# Dataset excerpt start

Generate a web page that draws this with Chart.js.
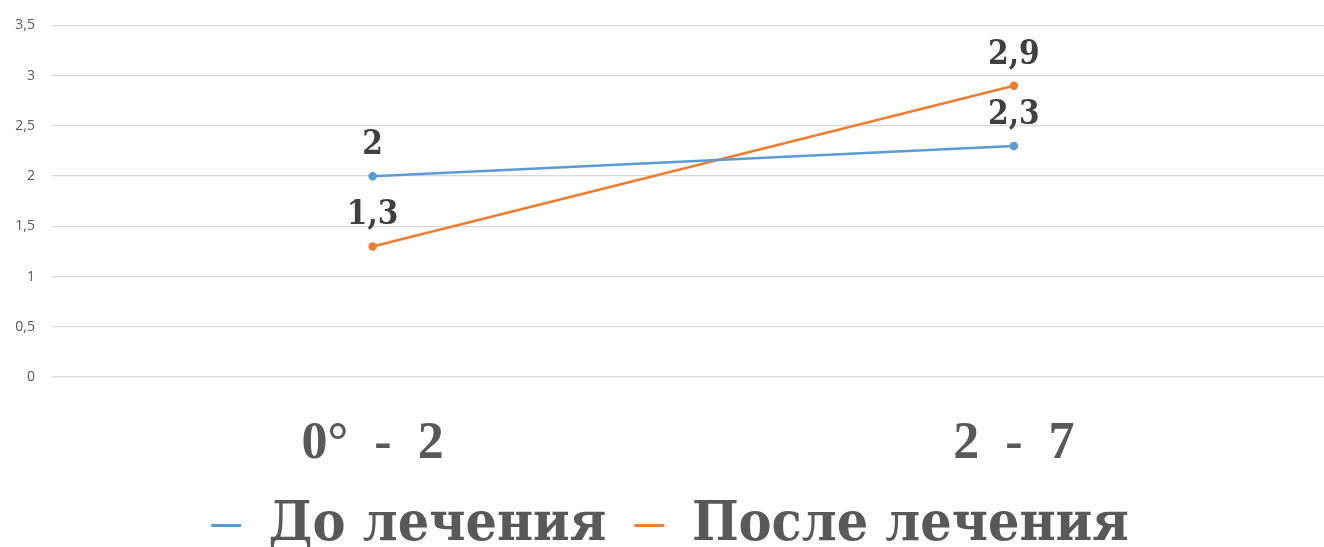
<!DOCTYPE html>
<html>
<head>
<meta charset="utf-8">
<script src="https://cdn.jsdelivr.net/npm/chart.js@4/dist/chart.umd.min.js"></script>
<style>
  html, body { margin: 0; padding: 0; background: #fff; overflow: hidden; }
</style>
</head>
<body>
<canvas id="lineChart" width="1340" height="547"></canvas>
<script>
// chart data
const categories = ['0°  -  2', '2  -  7'];
const beforeValues = [2, 2.3];
const afterValues = [1.3, 2.9];
const seriesNames = ['До лечения', 'После лечения'];
const yTicks = [0, 0.5, 1, 1.5, 2, 2.5, 3, 3.5];

const serif = '"DejaVu Serif Condensed", "DejaVu Serif", serif';
const fmt = v => String(v).replace('.', ',');

// draws value labels above each point
const valueLabels = {
    id: 'valueLabels',
    afterDatasetsDraw(chart) {
        const ctx = chart.ctx;
        ctx.save();
        ctx.font = 'bold 33px ' + serif;
        ctx.fillStyle = '#404040';
        ctx.textAlign = 'center';
        ctx.textBaseline = 'alphabetic';
        chart.data.datasets.forEach((ds, i) => {
            chart.getDatasetMeta(i).data.forEach((pt, j) => {
                ctx.fillText(fmt(ds.data[j]), pt.x, pt.y - 22);
            });
        });
        ctx.restore();
    }
};

// legend box shorter than its padding would make it, so the axis labels fit above
const legendHeight = {
    id: 'legendHeight',
    beforeInit(chart) {
        const fit = chart.legend.fit;
        chart.legend.fit = function () {
            fit.call(this);
            this.height = 77;
        };
    }
};

document.addEventListener('DOMContentLoaded', function () {
    const ctx = document.getElementById('lineChart').getContext('2d');
    new Chart(ctx, {
        type: 'line',
        data: {
            labels: categories,
            datasets: [{
                label: seriesNames[0],
                data: beforeValues,
                borderColor: '#5B9BD5',
                backgroundColor: '#5B9BD5',
                borderWidth: 2.5,
                pointRadius: 3,
                pointHoverRadius: 3
            }, {
                label: seriesNames[1],
                data: afterValues,
                borderColor: '#ED7D31',
                backgroundColor: '#ED7D31',
                borderWidth: 2.5,
                pointRadius: 3,
                pointHoverRadius: 3
            }]
        },
        options: {
            responsive: false,
            animation: false,
            layout: { padding: { top: 25.5, right: 0, left: 0, bottom: 0 } },
            plugins: {
                tooltip: { enabled: false },
                legend: {
                    position: 'bottom',
                    labels: {
                        color: '#595959',
                        font: { family: serif, size: 55, weight: 'bold' },
                        boxWidth: 30,
                        boxHeight: 3,
                        padding: 28,
                        generateLabels(chart) {
                            return chart.data.datasets.map((ds, i) => ({
                                text: ds.label,
                                fillStyle: ds.borderColor,
                                strokeStyle: ds.borderColor,
                                fontColor: '#595959',
                                lineWidth: 0,
                                datasetIndex: i
                            }));
                        }
                    }
                }
            },
            scales: {
                x: {
                    offset: true,
                    grid: { display: false },
                    border: { display: false },
                    ticks: {
                        color: '#595959',
                        font: { family: '"Liberation Serif", serif', size: 52, weight: 'bold' },
                        padding: 28
                    },
                    afterFit(scale) { scale.height = 93; }
                },
                y: {
                    min: 0,
                    max: 3.5,
                    afterBuildTicks(scale) { scale.ticks = yTicks.map(v => ({ value: v })); },
                    grid: { color: '#D9D9D9', lineWidth: 1.3, drawTicks: false },
                    border: { display: false },
                    ticks: {
                        color: '#595959',
                        font: { family: '"Open Sans", sans-serif', size: 14 },
                        padding: 17,
                        callback: v => fmt(v)
                    },
                    afterFit(scale) { scale.width = 52; }
                }
            }
        },
        plugins: [valueLabels, legendHeight]
    });
});
</script>
</body>
</html>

# Dataset excerpt end

Goal: Exclude the pictures, and transcribe all of the material exactly.

Final result:
Generate a web page that draws this with Chart.js.
<!DOCTYPE html>
<html>
<head>
<meta charset="utf-8">
<script src="https://cdn.jsdelivr.net/npm/chart.js@4/dist/chart.umd.min.js"></script>
<style>
  html, body { margin: 0; padding: 0; background: #fff; overflow: hidden; }
</style>
</head>
<body>
<canvas id="lineChart" width="1340" height="547"></canvas>
<script>
// chart data
const categories = ['0°  -  2', '2  -  7'];
const beforeValues = [2, 2.3];
const afterValues = [1.3, 2.9];
const seriesNames = ['До лечения', 'После лечения'];
const yTicks = [0, 0.5, 1, 1.5, 2, 2.5, 3, 3.5];

const serif = '"DejaVu Serif Condensed", "DejaVu Serif", serif';
const fmt = v => String(v).replace('.', ',');

// draws value labels above each point
const valueLabels = {
    id: 'valueLabels',
    afterDatasetsDraw(chart) {
        const ctx = chart.ctx;
        ctx.save();
        ctx.font = 'bold 33px ' + serif;
        ctx.fillStyle = '#404040';
        ctx.textAlign = 'center';
        ctx.textBaseline = 'alphabetic';
        chart.data.datasets.forEach((ds, i) => {
            chart.getDatasetMeta(i).data.forEach((pt, j) => {
                ctx.fillText(fmt(ds.data[j]), pt.x, pt.y - 22);
            });
        });
        ctx.restore();
    }
};

// legend box shorter than its padding would make it, so the axis labels fit above
const legendHeight = {
    id: 'legendHeight',
    beforeInit(chart) {
        const fit = chart.legend.fit;
        chart.legend.fit = function () {
            fit.call(this);
            this.height = 77;
        };
    }
};

document.addEventListener('DOMContentLoaded', function () {
    const ctx = document.getElementById('lineChart').getContext('2d');
    new Chart(ctx, {
        type: 'line',
        data: {
            labels: categories,
            datasets: [{
                label: seriesNames[0],
                data: beforeValues,
                borderColor: '#5B9BD5',
                backgroundColor: '#5B9BD5',
                borderWidth: 2.5,
                pointRadius: 3,
                pointHoverRadius: 3
            }, {
                label: seriesNames[1],
                data: afterValues,
                borderColor: '#ED7D31',
                backgroundColor: '#ED7D31',
                borderWidth: 2.5,
                pointRadius: 3,
                pointHoverRadius: 3
            }]
        },
        options: {
            responsive: false,
            animation: false,
            layout: { padding: { top: 25.5, right: 0, left: 0, bottom: 0 } },
            plugins: {
                tooltip: { enabled: false },
                legend: {
                    position: 'bottom',
                    labels: {
                        color: '#595959',
                        font: { family: serif, size: 55, weight: 'bold' },
                        boxWidth: 30,
                        boxHeight: 3,
                        padding: 28,
                        generateLabels(chart) {
                            return chart.data.datasets.map((ds, i) => ({
                                text: ds.label,
                                fillStyle: ds.borderColor,
                                strokeStyle: ds.borderColor,
                                fontColor: '#595959',
                                lineWidth: 0,
                                datasetIndex: i
                            }));
                        }
                    }
                }
            },
            scales: {
                x: {
                    offset: true,
                    grid: { display: false },
                    border: { display: false },
                    ticks: {
                        color: '#595959',
                        font: { family: '"Liberation Serif", serif', size: 52, weight: 'bold' },
                        padding: 28
                    },
                    afterFit(scale) { scale.height = 93; }
                },
                y: {
                    min: 0,
                    max: 3.5,
                    afterBuildTicks(scale) { scale.ticks = yTicks.map(v => ({ value: v })); },
                    grid: { color: '#D9D9D9', lineWidth: 1.3, drawTicks: false },
                    border: { display: false },
                    ticks: {
                        color: '#595959',
                        font: { family: '"Open Sans", sans-serif', size: 14 },
                        padding: 17,
                        callback: v => fmt(v)
                    },
                    afterFit(scale) { scale.width = 52; }
                }
            }
        },
        plugins: [valueLabels, legendHeight]
    });
});
</script>
</body>
</html>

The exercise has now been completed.